Ainda em sede da UNESCO, será proposto ao Grupo CPLP (a meu ver, um dos potenciais parceiros deste projecto) que o Dia da Língua Portuguesa seja celebrado (em maio) sob o signo da candidatura da Morna ao Património Mundial. Não seria inoportuna uma menção em outras efemérides, como por ocasião do Dia da África (também em maio).

Nessa perspectiva de levar a Morna aos palcos da UNESCO (com coreografia se possível), podia-se pensar numa gala de mornas na Sala I ou no restaurante do 7° andar da casa-mãe (Place de Fontenoy), eventualmente com gastronomia cabo-verdiana.

A candidatura da Morna pode e deve inspirar-se de processo similar em relação ao Fado, de resto bem sucedido: em 2011 o Fado obteve a sua inscrição na Lista do Património Mundial intangível. Essa experiência pode servir-nos se articularmos com a Delegação Permanente de Portugal na UNESCO e com a Comissão Nacional da UNESCO em Portugal.


2. A nível da sociedade civil

A candidatura da Morna, como qualquer desiderato nacional, é um factor de «juntá-mon» com a tónica nas relações públicas. Algumas das acções a seguir elencadas apelam à indefectível colaboração das associações e pessoas de boa vontade; dos círculos ligados ao mercado discográfico, empresários e promotores de espectáculos. A palavra aos músicos, investigadores e estudiosos na matéria! Quero crer que os mais entendidos hão-de escrever e comunicar sobre o tema em conferências e debates; que dele falarão os nossos cantores quando subirem ao palco; que será abordado nas escolas de Cabo Verde e estará patente em painéis de rua. Seja exortada a comunidade cabo-verdiana em França a mencionar a candidatura da Morna nas suas realizações culturais.

Poderia editar-se, para a ocasião, uma rapsódia dos títulos mais representativos, com um apontamento histórico sobre a Morna, num álbum que poderia levar o título “A Morna rumo ao Património Mundial» : uma bela prenda para trocas protocolares.

A prever-se uma opção audiovisual dessa produção, abria-se espaço para os grupos de dança se empenharem em (re)criar coreografias (apelando, porque não, aos exímios dançadores da morna).[iii] Talvez uma música bem coreografada tenha mais chances de seduzir o júri… Também a polifonia poderá ser uma mais-valia, com mornas cantadas a várias vozes.[iv]

Apetece sugerir que nas celebrações da independência nacional (nas ilhas como na diáspora) se faça especial menção à candidatura da Morna.
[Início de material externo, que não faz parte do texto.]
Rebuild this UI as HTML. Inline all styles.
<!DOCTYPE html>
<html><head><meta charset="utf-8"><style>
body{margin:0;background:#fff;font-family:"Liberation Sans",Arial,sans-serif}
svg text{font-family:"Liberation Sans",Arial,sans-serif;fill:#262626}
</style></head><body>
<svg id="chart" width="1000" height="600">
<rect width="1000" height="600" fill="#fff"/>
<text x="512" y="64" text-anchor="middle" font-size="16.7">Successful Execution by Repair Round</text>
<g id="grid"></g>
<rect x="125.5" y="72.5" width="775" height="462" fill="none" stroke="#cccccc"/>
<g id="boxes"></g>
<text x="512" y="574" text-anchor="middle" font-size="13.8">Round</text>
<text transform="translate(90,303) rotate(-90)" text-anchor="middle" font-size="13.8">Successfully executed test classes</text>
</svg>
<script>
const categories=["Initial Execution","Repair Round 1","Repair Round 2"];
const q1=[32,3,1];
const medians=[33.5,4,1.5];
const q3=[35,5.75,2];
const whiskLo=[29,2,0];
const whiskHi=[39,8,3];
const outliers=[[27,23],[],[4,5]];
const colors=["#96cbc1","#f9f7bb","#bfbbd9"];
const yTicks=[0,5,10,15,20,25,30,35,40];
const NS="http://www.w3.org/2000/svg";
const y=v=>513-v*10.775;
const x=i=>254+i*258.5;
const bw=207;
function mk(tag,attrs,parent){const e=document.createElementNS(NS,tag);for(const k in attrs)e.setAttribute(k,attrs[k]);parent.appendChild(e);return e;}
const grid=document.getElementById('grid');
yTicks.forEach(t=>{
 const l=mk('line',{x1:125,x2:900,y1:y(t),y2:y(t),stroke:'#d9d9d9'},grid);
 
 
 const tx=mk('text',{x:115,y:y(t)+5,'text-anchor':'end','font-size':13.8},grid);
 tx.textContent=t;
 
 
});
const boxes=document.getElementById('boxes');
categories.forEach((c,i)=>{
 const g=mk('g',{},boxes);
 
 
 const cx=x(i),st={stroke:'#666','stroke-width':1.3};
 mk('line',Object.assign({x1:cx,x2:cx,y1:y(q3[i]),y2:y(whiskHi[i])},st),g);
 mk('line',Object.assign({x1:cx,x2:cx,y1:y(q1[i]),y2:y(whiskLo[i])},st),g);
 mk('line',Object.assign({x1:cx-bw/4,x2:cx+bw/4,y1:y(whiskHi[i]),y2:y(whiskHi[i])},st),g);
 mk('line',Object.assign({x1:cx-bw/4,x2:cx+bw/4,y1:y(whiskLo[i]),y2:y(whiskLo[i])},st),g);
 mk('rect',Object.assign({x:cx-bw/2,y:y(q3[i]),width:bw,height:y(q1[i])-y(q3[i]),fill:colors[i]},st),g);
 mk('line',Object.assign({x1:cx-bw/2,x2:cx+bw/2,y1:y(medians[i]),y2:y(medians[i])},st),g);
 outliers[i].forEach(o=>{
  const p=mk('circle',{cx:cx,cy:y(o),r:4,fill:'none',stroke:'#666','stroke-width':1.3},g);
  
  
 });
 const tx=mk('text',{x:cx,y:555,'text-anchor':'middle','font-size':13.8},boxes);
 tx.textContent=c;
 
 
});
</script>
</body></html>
E viria a calhar que fosse adoptada como lema do festival da Baía, Gamboa, Praia de Cruz ou Santa Maria.

Sendo possível levar a Cabo Verde o presidente do C.P.M. (ou quem o represente), faça-se coincidir a visita com esse festival, consignando-lhe um programa temático com momentos de morna (ocorre pensar na «Casa da Morna», no «Quintal da Música», no «Jazz Festival», nas noites cabo-verdianas ou nas tocatinas da Lajinha).


3. Comunicação social e parcerias

A comunicação social conta muito neste processo, assim como as redes sociais, facebook em particular. Em França a informação será ampliada aos espaços de antena direccionados para a nossa gente, bem assim às rádios de temática musical (France Culture, Radio Nova, Radio Latina…)

Julgo que em Cabo Verde a televisão e a radiodifusão públicas já difundem programas alusivos (como me parece ter ouvido recentemente na RCV). Um genérico seria bem vindo nas emissões da TCV e da RCV. E não duvido que os órgãos de comunicação privados, incluindo os jornais online, hão-de aderir a este ambicioso projecto de todos nós.

Independentemente do «juntá-mon» referido no ponto 2., o recurso a mecenas e sponsors (TACV, bancos, companhias de seguros, hotéis, restaurantes e outras empresas) poderá ajudar a implementar algumas acções: por exemplo, os painéis de rua, conferências, ou uma eventual visita do Presidente do Comité do Património Mundial a Cabo Verde.

Adiante Morna Rainha! Que teremos a perder se chumbares na UNESCO, se já foste sufragada no coração deste Povo de povos feito?